Does Natal Territory Quality predict human dispersal choices? A Test of Emlen's Model of Family Formation.

Blum, Elizabeth R. 23 September 2004 (has links)
In most species with parental care, offspring disperse from the natal territory either at sexual maturity or when they are competent to survive independently. In humans and numerous avian species, dispersal from the natal family may not coincide with these developmental markers. This presents an adaptive puzzle, since delaying dispersal typically delays reproduction. Various ecological explanations for delayed dispersal in birds have been proposed and tested. Emlen (1995) suggested parallels between humans and birds with regard to the circumstances that influence family formation and dispersal timing.

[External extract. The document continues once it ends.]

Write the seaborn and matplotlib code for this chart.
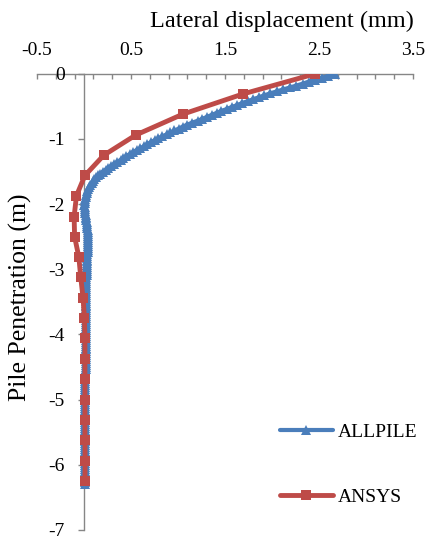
import matplotlib
matplotlib.use("Agg")
import matplotlib.pyplot as plt
import seaborn as sns
import pandas as pd
from matplotlib.ticker import FixedLocator, NullLocator

# ---------------- data ----------------
allpile_depth = [
    0.00, -0.03, -0.06, -0.09, -0.12, -0.15, -0.18, -0.21, -0.24, -0.27,
    -0.30, -0.33, -0.36, -0.39, -0.42, -0.45, -0.48, -0.51, -0.54, -0.57,
    -0.60, -0.63, -0.66, -0.69, -0.72, -0.75, -0.78, -0.81, -0.84, -0.87,
    -0.90, -0.93, -0.96, -0.99, -1.02, -1.05, -1.08, -1.11, -1.14, -1.17,
    -1.20, -1.23, -1.26, -1.29, -1.32, -1.35, -1.38, -1.41, -1.44, -1.47,
    -1.50, -1.53, -1.56, -1.59, -1.62, -1.65, -1.68, -1.71, -1.74, -1.77,
    -1.80, -1.83, -1.86, -1.89, -1.92, -1.95, -1.98, -2.01, -2.04, -2.07,
    -2.10, -2.13, -2.16, -2.19, -2.22, -2.25, -2.28, -2.31, -2.34, -2.37,
    -2.40, -2.43, -2.46, -2.49, -2.52, -2.55, -2.58, -2.61, -2.64, -2.67,
    -2.70, -2.73, -2.76, -2.79, -2.82, -2.85, -2.88, -2.91, -2.94, -2.97,
    -3.00, -3.03, -3.06, -3.09, -3.12, -3.15, -3.18, -3.21, -3.24, -3.27,
    -3.30, -3.33, -3.36, -3.39, -3.42, -3.45, -3.48, -3.51, -3.54, -3.57,
    -3.60, -3.63, -3.66, -3.69, -3.72, -3.75, -3.78, -3.81, -3.84, -3.87,
    -3.90, -3.93, -3.96, -3.99, -4.02, -4.05, -4.08, -4.11, -4.14, -4.17,
    -4.20, -4.23, -4.26, -4.29, -4.32, -4.35, -4.38, -4.41, -4.44, -4.47,
    -4.50, -4.53, -4.56, -4.59, -4.62, -4.65, -4.68, -4.71, -4.74, -4.77,
    -4.80, -4.83, -4.86, -4.89, -4.92, -4.95, -4.98, -5.01, -5.04, -5.07,
    -5.10, -5.13, -5.16, -5.19, -5.22, -5.25, -5.28, -5.31, -5.34, -5.37,
    -5.40, -5.43, -5.46, -5.49, -5.52, -5.55, -5.58, -5.61, -5.64, -5.67,
    -5.70, -5.73, -5.76, -5.79, -5.82, -5.85, -5.88, -5.91, -5.94, -5.97,
    -6.00, -6.03, -6.06, -6.09, -6.12, -6.15, -6.18, -6.21, -6.24, -6.27,
    -6.30,
]
allpile_disp = [
    2.67, 2.60, 2.53, 2.46, 2.39, 2.33, 2.26, 2.19, 2.12, 2.05,
    1.98, 1.92, 1.86, 1.80, 1.74, 1.68, 1.63, 1.57, 1.52, 1.46,
    1.41, 1.36, 1.31, 1.26, 1.21, 1.15, 1.10, 1.05, 1.01, 0.96,
    0.92, 0.88, 0.83, 0.79, 0.75, 0.71, 0.67, 0.64, 0.60, 0.56,
    0.52, 0.49, 0.45, 0.42, 0.39, 0.355, 0.32, 0.29, 0.26, 0.23,
    0.20, 0.175, 0.15, 0.127, 0.11, 0.095, 0.08, 0.066, 0.055, 0.045,
    0.035, 0.029, 0.023, 0.017, 0.013, 0.009, 0.006, 0.005, 0.006, 0.008,
    0.010, 0.013, 0.016, 0.019, 0.022, 0.025, 0.028, 0.031, 0.034, 0.037,
    0.040, 0.042, 0.044, 0.045, 0.046, 0.046, 0.046, 0.045, 0.044, 0.042,
    0.040, 0.039, 0.037, 0.036, 0.034, 0.033, 0.032, 0.031, 0.030, 0.029,
    0.028, 0.028, 0.027, 0.027, 0.026, 0.026, 0.025, 0.025, 0.025, 0.024,
    0.024, 0.024, 0.023, 0.023, 0.023, 0.022, 0.022, 0.022, 0.022, 0.021,
    0.021, 0.021, 0.021, 0.020, 0.020, 0.020, 0.020, 0.020, 0.019, 0.019,
    0.019, 0.019, 0.019, 0.018, 0.018, 0.018, 0.018, 0.018, 0.018, 0.017,
    0.017, 0.017, 0.017, 0.017, 0.017, 0.016, 0.016, 0.016, 0.016, 0.016,
    0.016, 0.016, 0.015, 0.015, 0.015, 0.015, 0.015, 0.015, 0.015, 0.015,
    0.014, 0.014, 0.014, 0.014, 0.014, 0.014, 0.014, 0.014, 0.014, 0.014,
    0.014, 0.014, 0.014, 0.013, 0.013, 0.013, 0.013, 0.013, 0.013, 0.013,
    0.013, 0.013, 0.013, 0.013, 0.012, 0.012, 0.012, 0.012, 0.012, 0.012,
    0.012, 0.012, 0.012, 0.012, 0.012, 0.012, 0.012, 0.012, 0.012, 0.012,
    0.012, 0.012, 0.012, 0.012, 0.012, 0.011, 0.011, 0.011, 0.011, 0.011,
    0.011,
]

ansys_depth = [0.00, -0.31, -0.62, -0.94, -1.25, -1.56, -1.87, -2.19, -2.50,
               -2.81, -3.12, -3.44, -3.75, -4.06, -4.37, -4.69, -5.00, -5.31,
               -5.62, -5.94, -6.25]
ansys_disp = [2.46, 1.69, 1.05, 0.55, 0.21, 0.01, -0.08, -0.105, -0.10,
              -0.055, -0.035, -0.01, 0.005, 0.01, 0.01, 0.01, 0.01, 0.01,
              0.01, 0.012, 0.01]

x_major = [-0.5, 0.5, 1.5, 2.5, 3.5]
x_minor = [-0.3, -0.1, 0.1, 0.3, 0.7, 0.9, 1.1, 1.3, 1.7, 1.9, 2.1, 2.3,
           2.7, 2.9, 3.1, 3.3]
y_ticks = [0, -1, -2, -3, -4, -5, -6, -7]

df_allpile = pd.DataFrame({"disp": allpile_disp, "depth": allpile_depth})
df_ansys = pd.DataFrame({"disp": ansys_disp, "depth": ansys_depth})

# ---------------- style ----------------
sns.set_theme(style="white")
plt.rcParams["font.family"] = ["Liberation Serif", "DejaVu Serif"]

BLUE = "#4A7EBB"
RED = "#BE4B48"
GRAY = "#868686"

W, H = 430, 539
fig = plt.figure(figsize=(W / 100, H / 100), dpi=100)
x0, x1 = 37, 413
y0, y1 = 73.8, 530
ax = fig.add_axes([x0 / W, 1 - y1 / H, (x1 - x0) / W, (y1 - y0) / H])

sns.lineplot(data=df_allpile, x="disp", y="depth", sort=False, estimator=None,
             ax=ax, color=BLUE, linewidth=3.0, marker="^", markersize=6.5,
             markeredgewidth=0, label="ALLPILE",
             solid_capstyle="round", solid_joinstyle="round")
sns.lineplot(data=df_ansys, x="disp", y="depth", sort=False, estimator=None,
             ax=ax, color=RED, linewidth=3.5, marker="s", markersize=7.5,
             markeredgewidth=0, label="ANSYS",
             solid_capstyle="round", solid_joinstyle="round")

ax.set_xlim(-0.5, 3.5)
ax.set_ylim(-7, 0)

# axes / spines
for s in ["bottom", "right"]:
    ax.spines[s].set_visible(False)
ax.spines["top"].set_color(GRAY)
ax.spines["top"].set_linewidth(1.0)
ax.spines["left"].set_color(GRAY)
ax.spines["left"].set_linewidth(1.0)
ax.spines["left"].set_position(("data", 0))
ax.spines["top"].set_zorder(0.5)
ax.spines["left"].set_zorder(0.5)

ax.xaxis.tick_top()
ax.xaxis.set_major_locator(FixedLocator(x_major))
ax.xaxis.set_minor_locator(FixedLocator(x_minor))
ax.set_xticklabels(["-0.5", "0.5", "1.5", "2.5", "3.5"])
ax.tick_params(axis="x", which="both", direction="in", length=3.5, width=1,
               color=GRAY, top=True, bottom=False, labeltop=True,
               labelbottom=False, pad=11, labelsize=14, labelcolor="black")

ax.yaxis.set_major_locator(FixedLocator(y_ticks))
ax.yaxis.set_minor_locator(NullLocator())
ax.set_yticklabels([str(v) for v in y_ticks])
ax.tick_params(axis="y", which="major", direction="out", length=4, width=1,
               color=GRAY, left=True, right=False, pad=10, labelsize=14,
               labelcolor="black")

ax.grid(False)

# axis titles
ax.xaxis.set_label_position("top")
ax.set_xlabel("Lateral displacement (mm)", fontsize=17.5, color="black",
              va="center", ha="center")
ax.xaxis.set_label_coords((281.5 - x0) / (x1 - x0), (y1 - 21.7) / (y1 - y0))
ax.set_ylabel("Pile Penetration (m)", fontsize=18.5, color="black",
              va="center", ha="center")
ax.yaxis.set_label_coords((20 - x0) / (x1 - x0), (y1 - 297) / (y1 - y0))

# legend
leg = ax.legend(loc="center left", bbox_to_anchor=(280 / W, 1 - 464.5 / H),
                bbox_transform=fig.transFigure, frameon=False, fontsize=14,
                handlelength=2.7, handletextpad=0.25, labelspacing=2.45,
                borderpad=0, borderaxespad=0)
for t in leg.get_texts():
    t.set_color("black")

fig.savefig("out.png", dpi=100)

Work by other authors has applied Emlens model to humans using proxy measures of Natal Territory Quality (NTQ). Using the Panel Study of Income Dynamics, a longitudinal survey of U.S. families, I extract direct measures of NTQ to more rigorously test Emlens prediction that higher NTQ leads to later dispersal. I use two age-based cohorts (born in 1957 and 1967). Focusing on three dispersal events (residential dispersal, first marriage, and first reproduction), I test whether economic variables describing family of origin (NTQ) and local conditions influence dispersal age. Multiple linear regression analysis is employed to elucidate the relationships between dispersal and NTQ. The independent variables appear to have different influences on the three dispersal events, suggesting differential salience of the independent variables for each dispersal type. Results also point to discrepancies across the two cohorts. For the older cohort, family income, fathers employment status, and local unemployment rate appear to influence the timing of residential dispersal. Age at first reproduction and age at first marriage are both influenced by parents education and household density; marriage timing is also affected by fathers employment status also affecting marriage timing. For the younger cohort, fathers employment status and household density affect residential dispersal timing, fathers employment status, mothers education, and family income affect reproductive timing, and fathers occupational prestige affects marriage timing. Females experience all dispersal events earlier than males. All results above reflect significant regression coefficients. However, according to criteria of acceptance for the models tested, the hypothesis was supported only for reproductive dispersal timing in the 1957 cohort.